Om maar te zeggen: we zijn tijdens de feestdagen niet bepaald het vredelievende volkje dat we uitgerekend in die periode zo hard proberen te zijn. Integendeel. We zijn een borderline hoopje mislukt dat zodanig gefrustreerd rondloopt dat we tegen het einde van elk jaar een collectieve lynchpartij moeten organiseren om te kunnen blijven functioneren. En dat is nog maar één symptoom van onze eindejaarskrankzinnigheid.
Want terwijl we zingen over vrede op aarde, houden we er tijdens de feestdagen toch een aantal macabere gewoonten op na. Zo slepen we elk jaar dode bomen in onze huizen die we vervolgens op rituele wijze versieren met engeltjes, allerhande ballen en fallussymbolen. Terwijl de aarde kreunt onder de steeds toenemende ontbossing, vinden wij als samenleving er niet beter op dan met dat probleem eens goed de spot te drijven door de kadavers van nutteloos omgehakte bomen te vernederen met allerlei belachelijke versieringen.
En telkens weer zijn we uiterst tevreden over onszelf als we die boom opnieuw in orde hebben gekregen. 'Ziezo, die majestueuze dennenboom hebben we weer eens goed te kakken gezet. Heeft u thuis ook al een lijk van een boom versierd? Ja? Wat zijn wij goed bezig, zeg! Kom, we drinken er een cava'tje op! Een toastje met ganzenpaté erbij? Want die levensvorm moeten we ook nog extra martelen in deze periode van het jaar. Druk!
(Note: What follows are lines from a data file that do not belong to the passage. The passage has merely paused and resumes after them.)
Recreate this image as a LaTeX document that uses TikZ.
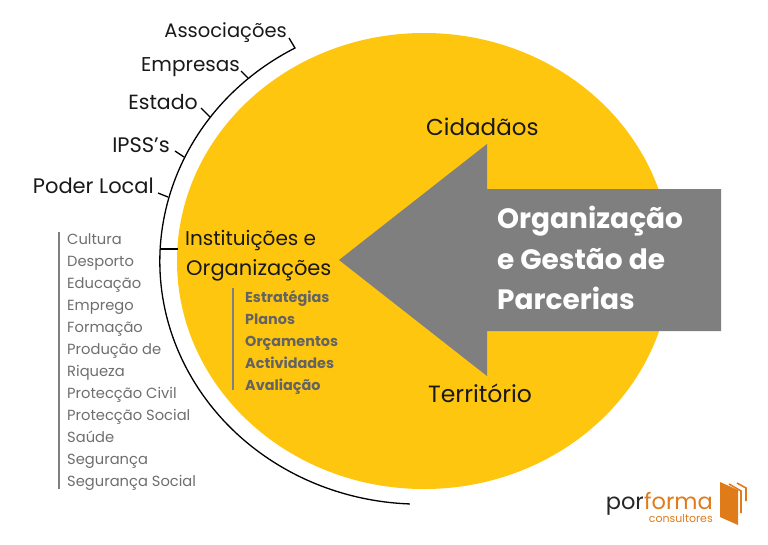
\documentclass[tikz,border=0pt]{standalone}
\usepackage{fontspec}
\setmainfont{Poppins}
\usepackage{xcolor}
\definecolor{discyellow}{HTML}{FFC60F}
\definecolor{arrowgray}{HTML}{7F7F7F}
\definecolor{listgray}{HTML}{6E6E6E}
\definecolor{logoorange}{HTML}{E07B1A}
\tikzset{
  blacklabel/.style={inner sep=0pt, text=black!90, font=\fontsize{#1}{#1}\selectfont},
  blacklabel/.default=20,
  listlabel/.style={inner sep=0pt, anchor=north west, align=left, text=listgray, font=\fontsize{14.7}{22}\selectfont},
  tick/.style={line width=1.3pt, black}
}
\begin{document}
\begin{tikzpicture}[x=1pt, y=-1pt]

\useasboundingbox (0,0) rectangle (768,544);

\coordinate (c) at (424, 261);
\coordinate (arccentre) at (420, 261);
\coordinate (arcstart) at (295, 48);
\coordinate (tip) at (339, 260);
\coordinate (headtop) at (487, 144);
\coordinate (headlow) at (487, 376);
\coordinate (shafttop) at (487, 189);
\coordinate (shaftlow) at (487, 331);
\coordinate (shaftrighttop) at (721, 189);
\coordinate (shaftrightlow) at (721, 331);
\coordinate (assoc) at (289, 38);
\coordinate (empa) at (248, 78);
\coordinate (empb) at (241, 71);
\coordinate (esta) at (210, 117);
\coordinate (estb) at (201, 108);
\coordinate (ipssa) at (184, 157);
\coordinate (ipssb) at (175, 151);
\coordinate (podera) at (168, 197);
\coordinate (poderb) at (158, 193);
\coordinate (insta) at (160, 249);
\coordinate (instb) at (178, 249);

% disc and outer arc
\fill [discyellow] (c) ellipse [x radius=247, y radius=228];
\draw [tick] (assoc) -- (arcstart) arc [start angle=241.3, end angle=92.2, x radius=260, y radius=243];

\draw [tick] (empa) -- (empb);
\draw [tick] (esta) -- (estb);
\draw [tick] (ipssa) -- (ipssb);
\draw [tick] (podera) -- (poderb);
\draw [tick] (insta) -- (instb);

% arrow
\fill [arrowgray] (tip) -- (headtop) -- (shafttop) -- (shaftrighttop) -- (shaftrightlow) -- (shaftlow) -- (headlow) -- cycle;

% labels
\node [blacklabel=19.5, anchor=base east] (associacoes) at (287, 37) {Associações};
\node [blacklabel, anchor=base east] (empresas) at (240, 71) {Empresas};
\node [blacklabel=20.5, anchor=base east] (estado) at (198, 109) {Estado};
\node [blacklabel=21, anchor=base east] (ipss) at (170, 152) {IPSS's};
\node [blacklabel=21, anchor=base east] (poderlocal) at (154, 193) {Poder Local};
\node [blacklabel, anchor=base west] (instituicoes) at (185, 245) {Instituições e};
\node [blacklabel=21, anchor=base west] (organizacoes) at (186, 275) {Organizações};
\node [blacklabel=23, anchor=base west] (cidadaos) at (426, 135) {Cidadãos};
\node [blacklabel=23.5, anchor=base west] (territorio) at (428, 402) {Território};

\node [inner sep=0pt, anchor=north west, align=left, text=white, font=\fontsize{28}{40.5}\selectfont\bfseries] (parcerias) at (497, 206) {Organização\\e Gestão de\\Parcerias};

\draw [line width=1.2pt, arrowgray] (59, 232) -- (59, 489);
\node [listlabel] (areas) at (67, 233) {Cultura\\Desporto\\Educação\\Emprego\\Formação\\Produção de\\Riqueza\\Protecção Civil\\Protecção Social\\Saúde\\Segurança\\Segurança Social};

\draw [line width=1.2pt, arrowgray] (233, 288) -- (233, 390);
\node [listlabel, text=listgray!90!black, font=\fontsize{14.4}{22}\selectfont\bfseries] (planos) at (245, 290) {Estratégias\\Planos\\Orçamentos\\Actividades\\Avaliação};

% logo
\node [inner sep=0pt, anchor=base east, text=logoorange, font=\fontsize{22.5}{23}\selectfont] (logoforma) at (713, 509) {forma};
\node [inner sep=0pt, anchor=base east, text=black!85, font=\fontsize{22.5}{23}\selectfont] (logopor) at (logoforma.base west) {por};
\node [inner sep=0pt, anchor=base east, text=logoorange, font=\fontsize{11}{12}\selectfont] (logoconsult) at (713, 522) {consultores};
\fill [logoorange] (720, 482) -- (738, 490) -- (738, 525) -- (720, 517) -- cycle;
\draw [logoorange, line width=1.6pt] (729, 484) -- (741, 491) -- (741, 513);
\draw [logoorange, line width=1.6pt] (737, 483) -- (746, 488) -- (746, 501);

\end{tikzpicture}
\end{document}
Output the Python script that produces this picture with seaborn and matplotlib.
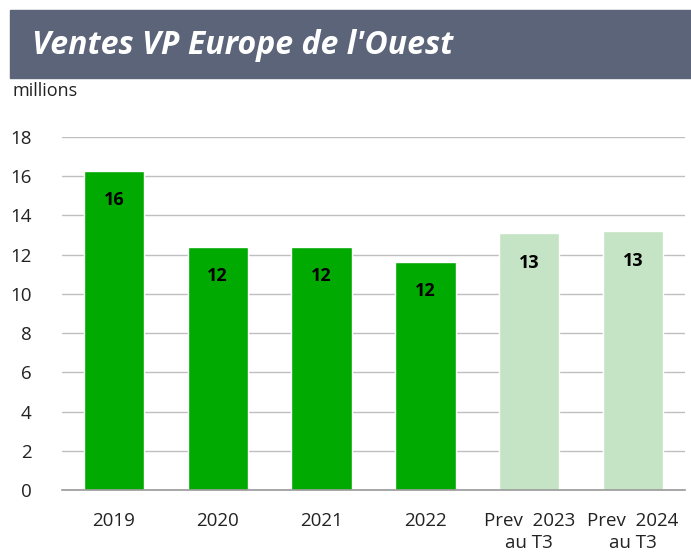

Druk! Druk!'
En dat we goed bezig zijn, dat geloven we écht tijdens de feestdagen. Ik zie ze al staan, de horde wereldverbeteraars die tijdens de Warmste Week met zelfvoldane blik hun cheques komen overhandigen aan de radiopresentatrice van dienst. De uitbundige manier waarop ze zichzelf feliciteren. "We hebben weeral eens het record verbroken!" Applaus! Confetti! Hoorngeschal! 'We lossen editie per editie alle wereldproblemen op', denken de zotten. 'We creëren meer problemen dan dat we er oplossen, maar op dit moment mogen we best tevreden zijn met onszelf', moeten de meer nuchtere mensen denken. Terecht; bescheidenheid siert in deze tijden van hysterische zelfverheerlijking.
De warmste week van het jaar, ongetwijfeld. Maar toch ook vooral het hoogtepunt van de krankzinnigheid en de hypocrisie van onze dolgedraaide consumptiemaatschappij. Een beetje zichzelf respecterend toogfilosoof doet aan heel dat Kerstmiszelfbedrog dan ook niet mee. Wat prullen kopen voor onder de plastieken kerstboom en me eens goed overeten. Dat wel, ja. Eventueel wat uit mijn nek lullen bij het natafelen, dat ook. De wereld verbeteren, da's voor volgend jaar. Ná de examens.